The ancient Celts were fond of these “boundary” times and places, which are neither one thing nor the other – dawn and dusk, for instance, which are neither day nor night, or the sea-shore, which is neither land nor ocean – and appear to have considered them to be “thin spots,” where the “veil between the worlds” (our ordinary physical-sensory world, and the “Otherworld” of spirit and the sacred) was permeable. Thus, at both Samhain and Beltane, spirits – both the spirits of the dead, and spiritual beings such as fairies – were thought to be able to cross between the Otherworld and this one.
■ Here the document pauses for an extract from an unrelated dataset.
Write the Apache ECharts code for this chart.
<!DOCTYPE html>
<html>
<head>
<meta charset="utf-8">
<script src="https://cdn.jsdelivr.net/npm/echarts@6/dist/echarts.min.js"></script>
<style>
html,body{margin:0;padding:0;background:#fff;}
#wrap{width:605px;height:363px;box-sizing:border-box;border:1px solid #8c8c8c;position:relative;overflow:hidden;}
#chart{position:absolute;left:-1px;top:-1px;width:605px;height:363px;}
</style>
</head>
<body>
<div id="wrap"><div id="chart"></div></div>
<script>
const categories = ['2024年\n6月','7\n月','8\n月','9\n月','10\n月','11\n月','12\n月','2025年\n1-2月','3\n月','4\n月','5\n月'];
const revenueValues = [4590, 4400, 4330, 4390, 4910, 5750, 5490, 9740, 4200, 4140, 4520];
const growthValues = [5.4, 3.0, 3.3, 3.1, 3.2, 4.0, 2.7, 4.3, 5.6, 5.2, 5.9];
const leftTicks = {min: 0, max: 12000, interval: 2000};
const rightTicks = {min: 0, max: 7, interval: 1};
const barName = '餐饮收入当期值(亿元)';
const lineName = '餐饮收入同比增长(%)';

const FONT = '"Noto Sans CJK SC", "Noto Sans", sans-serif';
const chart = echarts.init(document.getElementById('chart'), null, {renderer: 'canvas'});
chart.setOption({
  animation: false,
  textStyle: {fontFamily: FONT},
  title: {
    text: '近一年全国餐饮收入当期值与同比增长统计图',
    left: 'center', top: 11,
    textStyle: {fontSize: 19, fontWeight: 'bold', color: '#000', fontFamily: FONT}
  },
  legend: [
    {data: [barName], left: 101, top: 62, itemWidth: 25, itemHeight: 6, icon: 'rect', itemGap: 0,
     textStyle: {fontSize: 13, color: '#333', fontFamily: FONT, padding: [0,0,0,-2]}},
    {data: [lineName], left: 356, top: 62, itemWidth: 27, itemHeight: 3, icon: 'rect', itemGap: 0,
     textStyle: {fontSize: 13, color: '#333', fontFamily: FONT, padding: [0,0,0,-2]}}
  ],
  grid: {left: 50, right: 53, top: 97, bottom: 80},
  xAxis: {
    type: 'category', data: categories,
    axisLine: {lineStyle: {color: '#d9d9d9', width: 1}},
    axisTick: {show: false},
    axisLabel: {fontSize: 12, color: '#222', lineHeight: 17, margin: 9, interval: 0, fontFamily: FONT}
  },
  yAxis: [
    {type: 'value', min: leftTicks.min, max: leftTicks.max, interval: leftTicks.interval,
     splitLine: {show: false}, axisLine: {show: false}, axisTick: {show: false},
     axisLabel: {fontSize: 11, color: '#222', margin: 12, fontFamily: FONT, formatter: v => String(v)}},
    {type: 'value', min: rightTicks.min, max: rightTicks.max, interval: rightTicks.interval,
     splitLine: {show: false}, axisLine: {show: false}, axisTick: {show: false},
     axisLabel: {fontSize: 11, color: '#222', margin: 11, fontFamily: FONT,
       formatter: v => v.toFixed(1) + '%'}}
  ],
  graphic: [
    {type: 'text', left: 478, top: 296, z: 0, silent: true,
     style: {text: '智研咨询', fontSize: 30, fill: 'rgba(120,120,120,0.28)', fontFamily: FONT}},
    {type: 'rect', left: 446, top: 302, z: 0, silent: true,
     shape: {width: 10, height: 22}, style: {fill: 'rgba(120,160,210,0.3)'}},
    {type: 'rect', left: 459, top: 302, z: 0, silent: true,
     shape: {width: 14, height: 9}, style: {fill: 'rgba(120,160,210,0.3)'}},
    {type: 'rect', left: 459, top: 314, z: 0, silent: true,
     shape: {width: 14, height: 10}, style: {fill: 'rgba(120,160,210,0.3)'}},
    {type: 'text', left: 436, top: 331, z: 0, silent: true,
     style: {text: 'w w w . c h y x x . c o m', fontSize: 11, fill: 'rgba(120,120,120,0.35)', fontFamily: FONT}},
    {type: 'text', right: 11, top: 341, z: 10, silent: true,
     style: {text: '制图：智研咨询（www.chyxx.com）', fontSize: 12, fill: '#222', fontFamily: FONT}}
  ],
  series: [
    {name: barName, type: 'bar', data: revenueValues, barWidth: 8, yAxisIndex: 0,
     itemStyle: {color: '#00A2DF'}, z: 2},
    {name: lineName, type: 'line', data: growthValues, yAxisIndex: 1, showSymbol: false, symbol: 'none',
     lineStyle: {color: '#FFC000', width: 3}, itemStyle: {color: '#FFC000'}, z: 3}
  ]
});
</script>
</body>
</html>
Some were benevolent, some baneful, and some neutral: that Samhain had a darker cast to it than Beltane is understandable given that, Beltane is the beginning of the season of warmth, light, and growth (“Summertime, when the livin’ is easy,” to borrow a line from the American musical “Porgy and Bess”), whereas Samhain is the beginning of the season of cold, dark, and decay, a time of danger and potential death in an agricultural society. But again, while such considerations are unpleasant and frightening to humans, they are not evil, unless one considers the natural cycle of birth, life, death, decay, and rebirth (new life springing forth from, and nourished by, the detritus of the preceding year) to be evil.
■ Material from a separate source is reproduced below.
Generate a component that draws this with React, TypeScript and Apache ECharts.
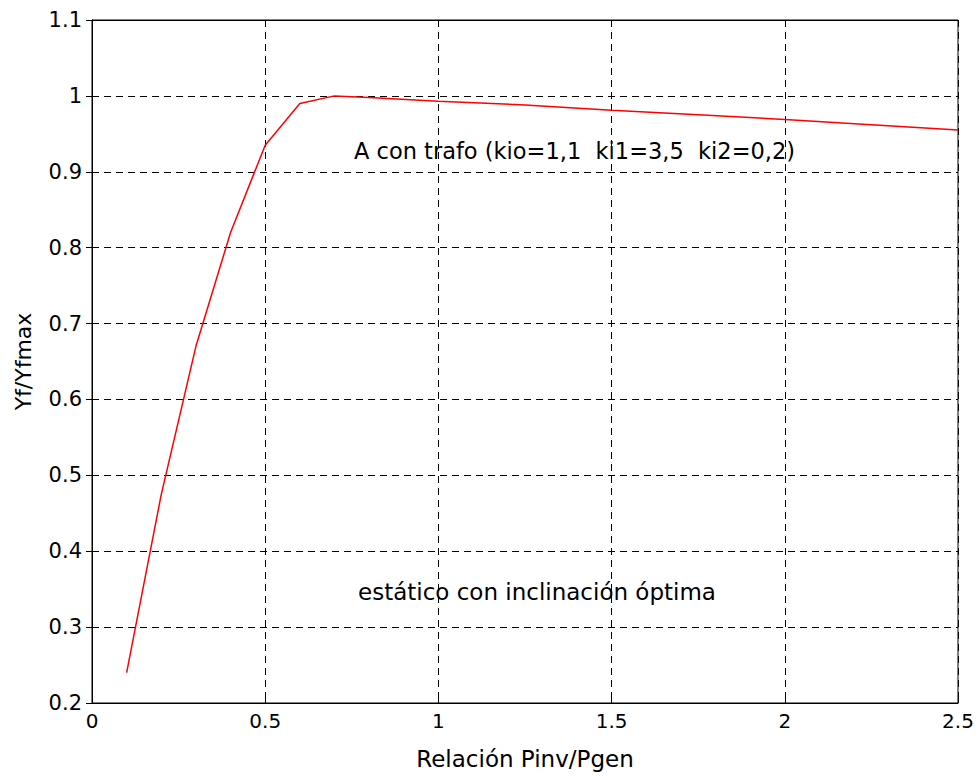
import React, { useEffect, useRef } from "react";
import * as echarts from "echarts";

const xValues = [0.1, 0.2, 0.3, 0.4, 0.5, 0.6, 0.7, 0.8, 1.0, 1.25, 1.5, 1.75, 2.0, 2.25, 2.5];
const yValues = [0.24, 0.475, 0.67, 0.82, 0.935, 0.99, 1.0, 0.998, 0.993, 0.988, 0.981, 0.975, 0.969, 0.962, 0.955];
const xTitle = "Relación Pinv/Pgen";
const yTitle = "Yf/Yfmax";
const note1 = "A con trafo (kio=1,1  ki1=3,5  ki2=0,2)";
const note2 = "estático con inclinación óptima";

const FONT = "'DejaVu Sans', sans-serif";

export default function App() {
  const ref = useRef<HTMLDivElement>(null);
  useEffect(() => {
    if (!ref.current) return;
    const chart = echarts.init(ref.current, undefined, { renderer: "svg" });
    const dashed = { show: true, lineStyle: { color: "#000", type: [7, 5] as any, width: 1 } };
    chart.setOption({
      animation: false,
      backgroundColor: "#fff",
      grid: {
        left: 92, right: 21, top: 20, bottom: 73,
        containLabel: false, outerBoundsMode: "none",
        show: true, borderColor: "#000", borderWidth: 1, backgroundColor: "transparent",
      },
      xAxis: [
        {
          type: "value", min: 0, max: 2.5, interval: 0.5,
          axisLine: { show: true, onZero: false, lineStyle: { color: "#000" } },
          axisTick: { show: true, inside: true, length: 6, lineStyle: { color: "#000" } },
          axisLabel: { color: "#000", fontSize: 20, fontFamily: FONT, margin: 8, formatter: (v: number) => String(v) },
          splitLine: dashed,
          name: xTitle, nameLocation: "middle", nameGap: 44,
          nameTextStyle: { color: "#000", fontSize: 23, fontFamily: FONT },
        },
        {
          type: "value", min: 0, max: 2.5, interval: 0.5, position: "top",
          axisLine: { show: true, lineStyle: { color: "#000" } },
          axisTick: { show: true, inside: true, length: 6, lineStyle: { color: "#000" } },
          axisLabel: { show: false }, splitLine: { show: false },
        },
      ],
      yAxis: [
        {
          type: "value", min: 0.2, max: 1.1, interval: 0.1,
          axisLine: { show: true, onZero: false, lineStyle: { color: "#000" } },
          axisTick: { show: true, inside: true, length: 6, lineStyle: { color: "#000" } },
          axisLabel: { color: "#000", fontSize: 21, fontFamily: FONT, margin: 10, formatter: (v: number) => String(Math.round(v * 10) / 10) },
          splitLine: dashed,
          name: yTitle, nameLocation: "middle", nameGap: 58, nameRotate: 90,
          nameTextStyle: { color: "#000", fontSize: 22, fontFamily: FONT },
        },
        {
          type: "value", min: 0.2, max: 1.1, interval: 0.1, position: "right",
          axisLine: { show: true, lineStyle: { color: "#000" } },
          axisTick: { show: true, inside: true, length: 6, lineStyle: { color: "#000" } },
          axisLabel: { show: false }, splitLine: { show: false },
        },
      ],
      graphic: [
        { type: "text", left: 354, top: 139, style: { text: note1, fill: "#000", fontSize: 22.5, fontFamily: FONT } },
        { type: "text", left: 358, top: 580, style: { text: note2, fill: "#000", fontSize: 23, fontFamily: FONT } },
      ],
      series: [
        {
          type: "line",
          data: xValues.map((x, i) => [x, yValues[i]]),
          showSymbol: false,
          lineStyle: { color: "#ff0000", width: 1.5 },
          xAxisIndex: 0, yAxisIndex: 0,
        },
      ],
    });
    return () => chart.dispose();
  }, []);
  return <div ref={ref} style={{ width: 979, height: 776, position: "absolute", left: 0, top: 0 }} />;
}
Still, no one likes to die, or have one’s loved ones die, and in pre-modern cultures, Winter was a time when death – by disease, starvation, exposure to the elements, etc. – was an all-too-likely outcome. So many of the customs and traditions which developed around Samhain were, in origin, human efforts to come to terms with this aspect of existence. Many of our Halloween traditions today remain, from a psychological perspective, ways to deal with – even to defy and laugh in the face of – those things which most frighten us.

And then of course there is the second stream, the second major taproot, of Halloween, and the one which gives it its name: the Christian Feast of All Saints, or in England, All Hallows. This is described in more detail in the attached essay (which tends to deny or minimalize the Celtic root), so I will not go into as much detail, but basically: this is the feast (actually a triduum of feasts) celebrating all the saints (the “holy ones” of God), known and unknown, and including both those notable figures of extraordinary sanctity which we typically think of as “saints,” and also those whose holiness is known but to God – ordinary Christians, living out our lives to the best of our ability, as God gives us grace.

This began in Rome in the 8th century of the Christian era, and whether by chance or design, mirrored the three days of Samonios: the Eve of All Saints (All Hallows Eve) on October 31st, the Feast of All Saints (All Hallows) on November 1st, and the Feast of All Souls, on November 2nd, for the rest of us. 🙂 What is lacking is a clear-cut connection that would indicate a specific intention to “Christianize” Samhain; but in the all-encompassing design of Divine Providence, I do not think the parallelism is coincidental!

So these are the two “roots” of Halloween: the pre-Christian Celtic, and the Christian. What is notably lacking in this history is any reference to evil. That was, as the linked essay makes clear, largely a modern invention. True, the holiday has always had a close connection with death; but with the death which leads to rebirth: either in the naturally-inspired, “wheel-of-the-year” sense of the ancient Celtic feast, or in the rebirth to life eternal of the Christian faith (the dates of the deaths of saints are often referred to as their “heavenly birthdays”).

Of course, one may do as one wishes with this day – celebrate or avoid. But let us at least be fair and accurate to the history, and to the spiritual significance of this date. After all, for those of us who are Christians, our God is among other things the God of Truth. We do Him no honour by making up fables, or by lending the Evil One more influence than he actually possesses!